I’m excited to hear more from Sally Rooney and hope she will be a little less well behaved in the future, both in her writing and during interviews.

 

To go back to my initial remarks, this novel is time-specific, in the same way, that Girls is. But whereas Girls moves easily past the financial problems of its characters, in Rooney’s novel, money is a very real issue. One thing that Frances is tormented by throughout the story—and part of the secret parallel life she leads—is her lack of cash. For all of her accumulation of cultural capital, her sense of empowerment built up around a prestigious educational program, there are times when she cannot afford to buy food. She has a completely disillusioned relationship with money and work, as do many young people out in the real world who are navigating through fields of precarious work. Frances’ insecurity and her internalized equivocation between political and emotional matters might have something to do with a despair that is more collective than the formal structures of the novel (and its reception) make it out to be. Perhaps this quote, really about Frances waiting for Nick to call her, sums up the kind of common experience Rooney is also trying to convey:

“Gradually the waiting began to feel less like waiting and more like this was simply what life was: the distracting tasks undertaken while the thing you are waiting for continues not to happen”  

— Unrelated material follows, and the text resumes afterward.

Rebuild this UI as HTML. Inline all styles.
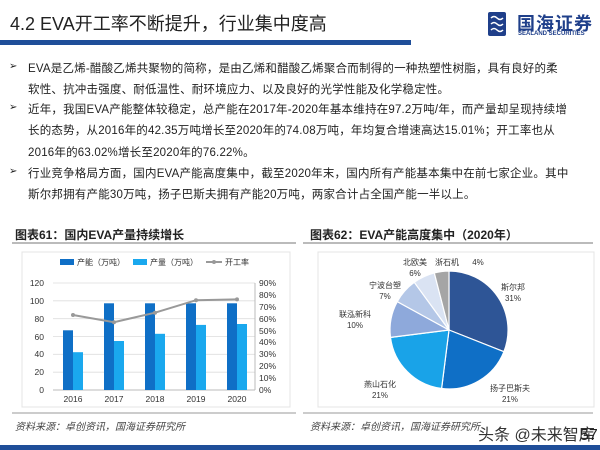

Disillusion and a lack of faith in the future were not really unfolded as a theme during the interviews with Rooney at Louisiana Literature. Though Rooney herself mentioned “financial crisis” as a defining condition for her characters’ perception of themselves and the world surrounding them, neither interviewers seemed to pick up on it. I’m excited to hear more from Sally Rooney and hope she will be a little less well behaved in the future, both in her writing and during interviews. Radical voices are needed, especially at a venue like Louisiana Literature festival, and Rooney actually seems to be cut out for the job.